Ce fut le 12 octobre que l’armée anglaise se présenta devant Orléans par la Sologne. Le sire de Gaucourt était gouverneur de la ville. Quelques chevaliers s’y enfermèrent à la première nouvelle du danger qui la menaçait : c’étaient le seigneur de Villars, capitaine de Montargis ; Mathias, Aragonais ; les seigneurs de Guitry et de Coarraze, Xaintrailles et Poton son frère ; Pierre de la Chapelle, de la Beauce, etc. Le bâtard d’Orléans, Dunois, arriva le 25 octobre : avec lui, le seigneur de Sainte-Sévère, le seigneur de Breuil ; messire Jacques de Chabannes, sénéchal du Bourbonnais ; le seigneur de Caumont-sur-Loire ; un chevalier lombard, Théaulde de Valpergue ; un capitaine gascon, Étienne de Vignole, dit la Hire. L’importance de la place eût dû appeler un bien plus grand nombre de chevaliers, mais beaucoup préféraient rester à la cour du dauphin, réfugié au château de Loches, et qui semblait attendre là ce que le sort déciderait de sa couronne.

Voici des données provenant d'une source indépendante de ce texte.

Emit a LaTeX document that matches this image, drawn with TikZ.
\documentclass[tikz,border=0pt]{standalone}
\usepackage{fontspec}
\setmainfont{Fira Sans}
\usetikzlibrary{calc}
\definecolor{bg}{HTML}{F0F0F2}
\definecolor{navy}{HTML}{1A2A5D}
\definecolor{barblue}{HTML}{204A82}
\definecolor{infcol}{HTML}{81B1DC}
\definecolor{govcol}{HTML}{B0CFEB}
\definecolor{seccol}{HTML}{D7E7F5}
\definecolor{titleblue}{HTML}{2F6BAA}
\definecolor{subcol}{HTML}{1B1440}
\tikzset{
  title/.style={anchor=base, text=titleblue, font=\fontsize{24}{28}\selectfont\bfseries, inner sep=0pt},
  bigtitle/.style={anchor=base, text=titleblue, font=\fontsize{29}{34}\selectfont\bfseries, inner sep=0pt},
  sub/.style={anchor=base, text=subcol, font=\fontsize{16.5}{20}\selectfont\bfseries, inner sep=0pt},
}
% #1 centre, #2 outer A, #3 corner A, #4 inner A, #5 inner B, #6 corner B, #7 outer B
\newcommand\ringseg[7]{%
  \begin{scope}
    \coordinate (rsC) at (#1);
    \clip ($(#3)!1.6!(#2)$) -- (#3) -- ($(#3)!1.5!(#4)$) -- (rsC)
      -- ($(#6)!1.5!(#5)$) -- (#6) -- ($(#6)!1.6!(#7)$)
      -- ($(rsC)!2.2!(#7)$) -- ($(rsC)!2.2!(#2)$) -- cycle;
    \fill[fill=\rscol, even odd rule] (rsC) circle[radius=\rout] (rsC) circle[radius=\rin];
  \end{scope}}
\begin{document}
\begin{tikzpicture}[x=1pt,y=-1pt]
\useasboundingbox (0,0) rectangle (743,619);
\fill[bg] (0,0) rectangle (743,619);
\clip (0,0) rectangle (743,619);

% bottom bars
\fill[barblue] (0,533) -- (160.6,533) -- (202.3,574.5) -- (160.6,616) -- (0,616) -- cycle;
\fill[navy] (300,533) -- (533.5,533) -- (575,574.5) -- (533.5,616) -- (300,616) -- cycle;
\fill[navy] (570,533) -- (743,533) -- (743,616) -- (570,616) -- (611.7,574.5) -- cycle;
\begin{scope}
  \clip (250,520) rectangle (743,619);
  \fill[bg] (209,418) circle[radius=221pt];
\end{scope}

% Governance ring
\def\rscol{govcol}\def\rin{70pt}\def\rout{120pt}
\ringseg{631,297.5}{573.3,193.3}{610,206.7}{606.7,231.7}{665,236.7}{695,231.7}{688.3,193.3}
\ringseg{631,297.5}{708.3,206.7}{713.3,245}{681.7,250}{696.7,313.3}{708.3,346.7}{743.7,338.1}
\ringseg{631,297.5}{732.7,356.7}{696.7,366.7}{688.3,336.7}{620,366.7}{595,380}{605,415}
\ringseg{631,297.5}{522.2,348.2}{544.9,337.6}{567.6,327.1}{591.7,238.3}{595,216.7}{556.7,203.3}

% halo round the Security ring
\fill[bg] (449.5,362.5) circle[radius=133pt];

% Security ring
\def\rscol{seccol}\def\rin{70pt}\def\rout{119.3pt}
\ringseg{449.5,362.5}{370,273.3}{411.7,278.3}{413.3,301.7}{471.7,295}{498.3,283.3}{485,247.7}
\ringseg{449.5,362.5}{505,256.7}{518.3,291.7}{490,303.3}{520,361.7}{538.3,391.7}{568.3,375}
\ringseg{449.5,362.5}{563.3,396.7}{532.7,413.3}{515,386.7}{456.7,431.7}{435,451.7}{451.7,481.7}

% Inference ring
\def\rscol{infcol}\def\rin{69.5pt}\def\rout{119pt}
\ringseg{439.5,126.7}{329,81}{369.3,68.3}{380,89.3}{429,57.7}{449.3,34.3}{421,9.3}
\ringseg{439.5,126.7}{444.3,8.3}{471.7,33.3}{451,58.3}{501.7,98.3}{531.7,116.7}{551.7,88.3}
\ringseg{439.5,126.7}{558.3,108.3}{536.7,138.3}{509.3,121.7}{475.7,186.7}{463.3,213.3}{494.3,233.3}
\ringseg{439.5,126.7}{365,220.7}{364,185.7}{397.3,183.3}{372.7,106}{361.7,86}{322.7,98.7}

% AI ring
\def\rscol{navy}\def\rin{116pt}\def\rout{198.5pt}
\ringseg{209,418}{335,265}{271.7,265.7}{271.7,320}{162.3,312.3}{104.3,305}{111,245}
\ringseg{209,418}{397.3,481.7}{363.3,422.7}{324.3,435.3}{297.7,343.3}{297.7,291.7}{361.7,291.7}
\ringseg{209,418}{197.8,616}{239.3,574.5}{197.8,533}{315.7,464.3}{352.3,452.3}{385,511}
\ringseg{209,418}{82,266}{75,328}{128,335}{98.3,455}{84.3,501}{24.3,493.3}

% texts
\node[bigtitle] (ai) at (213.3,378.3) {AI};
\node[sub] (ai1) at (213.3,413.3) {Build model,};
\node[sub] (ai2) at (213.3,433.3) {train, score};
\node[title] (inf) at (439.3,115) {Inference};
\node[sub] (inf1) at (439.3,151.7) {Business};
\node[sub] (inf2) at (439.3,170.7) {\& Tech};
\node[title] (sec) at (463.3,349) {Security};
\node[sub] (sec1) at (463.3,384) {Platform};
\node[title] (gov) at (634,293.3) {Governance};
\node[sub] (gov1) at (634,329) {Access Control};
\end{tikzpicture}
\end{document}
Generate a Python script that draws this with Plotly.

Les habitants d’Orléans étaient déterminés à se défendre. Les procureurs de la ville proposèrent aux bourgeois une taxe extraordinaire ; beaucoup donnèrent plus que leur taxe. Le chapitre de la cathédrale contribua pour 200 écus d’or[1]. Mais un fait plus remarquable indique les tendances des villes de France à cette époque funeste. Orléans, passant pour être la clef des provinces méridionales, beaucoup de municipalités y envoyèrent des secours en argent et en nature : Poitiers, la Rochelle, firent don de sommes considérables[2] ; Albi, Montpellier, des

  1. Symphorien Guyon, t. II, p. 188.
  2. Comptes de la commune. Poitiers, 900 livres tournois ; la Rochelle, 500 livres tournois.